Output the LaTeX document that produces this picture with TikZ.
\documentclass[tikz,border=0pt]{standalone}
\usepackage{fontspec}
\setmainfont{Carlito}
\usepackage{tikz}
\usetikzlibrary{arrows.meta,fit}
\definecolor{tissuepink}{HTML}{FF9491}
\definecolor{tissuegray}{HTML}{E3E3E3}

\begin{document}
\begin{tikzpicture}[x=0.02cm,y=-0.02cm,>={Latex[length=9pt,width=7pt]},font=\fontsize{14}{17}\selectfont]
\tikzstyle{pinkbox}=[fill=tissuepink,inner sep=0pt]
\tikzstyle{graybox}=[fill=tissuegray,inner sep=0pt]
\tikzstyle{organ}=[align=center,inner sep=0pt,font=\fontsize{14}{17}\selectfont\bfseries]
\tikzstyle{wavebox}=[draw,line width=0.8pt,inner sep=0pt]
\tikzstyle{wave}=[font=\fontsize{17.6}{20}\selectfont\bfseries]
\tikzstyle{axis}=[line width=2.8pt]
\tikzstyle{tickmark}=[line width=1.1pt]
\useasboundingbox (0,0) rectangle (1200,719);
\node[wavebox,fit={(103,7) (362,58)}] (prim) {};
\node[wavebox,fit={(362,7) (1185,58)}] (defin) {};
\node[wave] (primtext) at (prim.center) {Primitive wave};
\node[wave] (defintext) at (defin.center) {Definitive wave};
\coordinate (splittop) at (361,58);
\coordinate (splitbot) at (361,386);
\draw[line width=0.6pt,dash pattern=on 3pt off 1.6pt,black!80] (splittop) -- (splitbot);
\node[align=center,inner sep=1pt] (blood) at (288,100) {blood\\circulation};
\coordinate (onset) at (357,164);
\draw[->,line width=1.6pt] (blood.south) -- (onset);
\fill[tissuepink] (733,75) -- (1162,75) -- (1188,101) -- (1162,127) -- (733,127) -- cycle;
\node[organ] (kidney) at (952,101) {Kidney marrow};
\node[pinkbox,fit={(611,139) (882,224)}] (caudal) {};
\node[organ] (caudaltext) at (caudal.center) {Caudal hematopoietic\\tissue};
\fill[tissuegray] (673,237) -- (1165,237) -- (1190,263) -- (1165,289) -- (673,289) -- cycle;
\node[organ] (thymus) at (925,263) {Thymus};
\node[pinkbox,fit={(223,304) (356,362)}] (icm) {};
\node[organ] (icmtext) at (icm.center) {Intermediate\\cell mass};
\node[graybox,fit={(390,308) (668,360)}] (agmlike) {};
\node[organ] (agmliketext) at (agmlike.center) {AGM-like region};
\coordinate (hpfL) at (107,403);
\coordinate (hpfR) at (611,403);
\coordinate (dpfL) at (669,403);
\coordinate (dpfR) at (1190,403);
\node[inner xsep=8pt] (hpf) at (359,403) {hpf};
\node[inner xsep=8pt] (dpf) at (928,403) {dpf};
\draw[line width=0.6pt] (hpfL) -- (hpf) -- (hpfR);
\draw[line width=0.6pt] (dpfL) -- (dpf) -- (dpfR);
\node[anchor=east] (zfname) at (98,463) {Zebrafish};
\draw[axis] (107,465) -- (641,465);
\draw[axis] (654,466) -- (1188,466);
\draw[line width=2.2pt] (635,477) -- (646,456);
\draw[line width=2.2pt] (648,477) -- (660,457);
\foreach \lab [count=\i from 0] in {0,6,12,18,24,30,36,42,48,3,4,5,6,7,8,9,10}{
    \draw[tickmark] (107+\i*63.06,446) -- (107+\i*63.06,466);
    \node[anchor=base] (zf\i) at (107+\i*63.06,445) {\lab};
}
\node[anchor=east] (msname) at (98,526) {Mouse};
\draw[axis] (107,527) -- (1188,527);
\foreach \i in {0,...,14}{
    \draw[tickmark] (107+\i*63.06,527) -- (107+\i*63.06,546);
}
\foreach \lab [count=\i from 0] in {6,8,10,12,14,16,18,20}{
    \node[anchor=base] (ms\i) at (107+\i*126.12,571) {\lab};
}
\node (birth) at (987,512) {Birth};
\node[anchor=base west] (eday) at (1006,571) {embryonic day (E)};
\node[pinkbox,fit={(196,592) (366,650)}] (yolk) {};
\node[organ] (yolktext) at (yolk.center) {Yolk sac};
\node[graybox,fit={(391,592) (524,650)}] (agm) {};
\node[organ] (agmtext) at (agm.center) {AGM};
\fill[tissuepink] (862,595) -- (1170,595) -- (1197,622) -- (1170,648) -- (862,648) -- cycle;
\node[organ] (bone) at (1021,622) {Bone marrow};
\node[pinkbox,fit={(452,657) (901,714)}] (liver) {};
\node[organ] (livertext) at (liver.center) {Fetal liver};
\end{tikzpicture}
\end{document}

= = =

Give the listing again, word for word.

Output the LaTeX document that produces this picture with TikZ.
\documentclass[tikz,border=0pt]{standalone}
\usepackage{fontspec}
\setmainfont{Carlito}
\usepackage{tikz}
\usetikzlibrary{arrows.meta,fit}
\definecolor{tissuepink}{HTML}{FF9491}
\definecolor{tissuegray}{HTML}{E3E3E3}

\begin{document}
\begin{tikzpicture}[x=0.02cm,y=-0.02cm,>={Latex[length=9pt,width=7pt]},font=\fontsize{14}{17}\selectfont]
\tikzstyle{pinkbox}=[fill=tissuepink,inner sep=0pt]
\tikzstyle{graybox}=[fill=tissuegray,inner sep=0pt]
\tikzstyle{organ}=[align=center,inner sep=0pt,font=\fontsize{14}{17}\selectfont\bfseries]
\tikzstyle{wavebox}=[draw,line width=0.8pt,inner sep=0pt]
\tikzstyle{wave}=[font=\fontsize{17.6}{20}\selectfont\bfseries]
\tikzstyle{axis}=[line width=2.8pt]
\tikzstyle{tickmark}=[line width=1.1pt]
\useasboundingbox (0,0) rectangle (1200,719);
\node[wavebox,fit={(103,7) (362,58)}] (prim) {};
\node[wavebox,fit={(362,7) (1185,58)}] (defin) {};
\node[wave] (primtext) at (prim.center) {Primitive wave};
\node[wave] (defintext) at (defin.center) {Definitive wave};
\coordinate (splittop) at (361,58);
\coordinate (splitbot) at (361,386);
\draw[line width=0.6pt,dash pattern=on 3pt off 1.6pt,black!80] (splittop) -- (splitbot);
\node[align=center,inner sep=1pt] (blood) at (288,100) {blood\\circulation};
\coordinate (onset) at (357,164);
\draw[->,line width=1.6pt] (blood.south) -- (onset);
\fill[tissuepink] (733,75) -- (1162,75) -- (1188,101) -- (1162,127) -- (733,127) -- cycle;
\node[organ] (kidney) at (952,101) {Kidney marrow};
\node[pinkbox,fit={(611,139) (882,224)}] (caudal) {};
\node[organ] (caudaltext) at (caudal.center) {Caudal hematopoietic\\tissue};
\fill[tissuegray] (673,237) -- (1165,237) -- (1190,263) -- (1165,289) -- (673,289) -- cycle;
\node[organ] (thymus) at (925,263) {Thymus};
\node[pinkbox,fit={(223,304) (356,362)}] (icm) {};
\node[organ] (icmtext) at (icm.center) {Intermediate\\cell mass};
\node[graybox,fit={(390,308) (668,360)}] (agmlike) {};
\node[organ] (agmliketext) at (agmlike.center) {AGM-like region};
\coordinate (hpfL) at (107,403);
\coordinate (hpfR) at (611,403);
\coordinate (dpfL) at (669,403);
\coordinate (dpfR) at (1190,403);
\node[inner xsep=8pt] (hpf) at (359,403) {hpf};
\node[inner xsep=8pt] (dpf) at (928,403) {dpf};
\draw[line width=0.6pt] (hpfL) -- (hpf) -- (hpfR);
\draw[line width=0.6pt] (dpfL) -- (dpf) -- (dpfR);
\node[anchor=east] (zfname) at (98,463) {Zebrafish};
\draw[axis] (107,465) -- (641,465);
\draw[axis] (654,466) -- (1188,466);
\draw[line width=2.2pt] (635,477) -- (646,456);
\draw[line width=2.2pt] (648,477) -- (660,457);
\foreach \lab [count=\i from 0] in {0,6,12,18,24,30,36,42,48,3,4,5,6,7,8,9,10}{
    \draw[tickmark] (107+\i*63.06,446) -- (107+\i*63.06,466);
    \node[anchor=base] (zf\i) at (107+\i*63.06,445) {\lab};
}
\node[anchor=east] (msname) at (98,526) {Mouse};
\draw[axis] (107,527) -- (1188,527);
\foreach \i in {0,...,14}{
    \draw[tickmark] (107+\i*63.06,527) -- (107+\i*63.06,546);
}
\foreach \lab [count=\i from 0] in {6,8,10,12,14,16,18,20}{
    \node[anchor=base] (ms\i) at (107+\i*126.12,571) {\lab};
}
\node (birth) at (987,512) {Birth};
\node[anchor=base west] (eday) at (1006,571) {embryonic day (E)};
\node[pinkbox,fit={(196,592) (366,650)}] (yolk) {};
\node[organ] (yolktext) at (yolk.center) {Yolk sac};
\node[graybox,fit={(391,592) (524,650)}] (agm) {};
\node[organ] (agmtext) at (agm.center) {AGM};
\fill[tissuepink] (862,595) -- (1170,595) -- (1197,622) -- (1170,648) -- (862,648) -- cycle;
\node[organ] (bone) at (1021,622) {Bone marrow};
\node[pinkbox,fit={(452,657) (901,714)}] (liver) {};
\node[organ] (livertext) at (liver.center) {Fetal liver};
\end{tikzpicture}
\end{document}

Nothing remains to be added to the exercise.